Sometimes professors need a little guidance of their own when it comes to research ethics.

The Office of Research Compliance at NIU has established a committee that sets appropriate guidelines to help aid faculty with their research.

Sociology professor Jim Thomas stressed the importance of responsible conduct of research for all faculty members and students involved in a research setting, according to the Spectrum, a biannual development newsletter.

In 2000, the U.S. Public Health Service enacted a policy stating public and private research institutions receiving federal funds must implement training on research ethics and responsibilities.

Also at NIU, the Responsible Conduct of Scholarship committee has been created in aiding the researcher on following the appropriate ethical guidelines.

The two committees now work together to ensure proper guidelines are met.

So what exactly are research ethics?

For Lori Bross, assistant to the dean for Research Compliance, it isn’t quite an easy answer.

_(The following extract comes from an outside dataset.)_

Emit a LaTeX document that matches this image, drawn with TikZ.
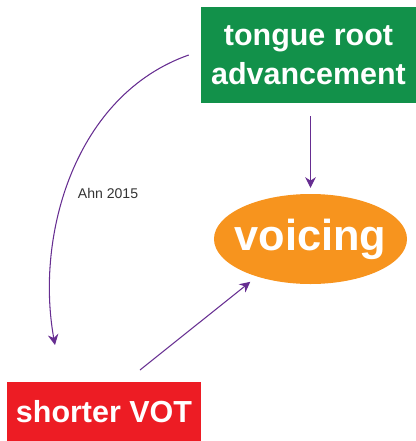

“Simply put, I suppose one could think of research ethics as the rules or standards, formal or informal, governing the conduct of a researcher or professional academic,” she said.

For more than a year, there has been a dispute with Congress over implementing national formal guidelines, so many universities have set forth with their own version of appropriate guidelines.

“The original Responsible Conduct of Research Policy was enacted in December 2001, and required each institution to have an RCR educational program for research staff in place by Oct. 1, 2001,” Bross said. “In late February 2001, the policy was challenged in Congress, not because of the content of the policy, but because of concerns raised that the policy had not gone through all the appropriate channels on the way to implementation. So institutions were being told that what was originally required by the policy was now being made optional and that institutions could proceed with making plans for their RCR education programs voluntarily if they so desired.”

Communication professor Mary Lynn Henningsen has completed research at four universities, including NIU.

“My research here at NIU was a follow-up study to my dissertation,” she said. “The guidelines for research are set by the Institutional Review Board in the Office of Research Compliance. To complete research, faculty submit an application to the board. The board then reviews the application and evaluates the goal of the research in the context of the risk or value to the participants of the studies.”

Bross said the only types of research that are governed by federal regulations include research with human beings, educational and research activities with live, vertebrate animals, educational and research activities involving the use of biohazardous materials, and activities involving the use of radiation or radioactive materials.

Bross said she thinks that NIU researchers are extremely concerned with protecting their research and conducting it with the welfare of others in mind.

“Based on what I have learned from colleagues at other institutions, it appears that NIU is somewhat ahead of the game in terms of preparing its RCS educational program.”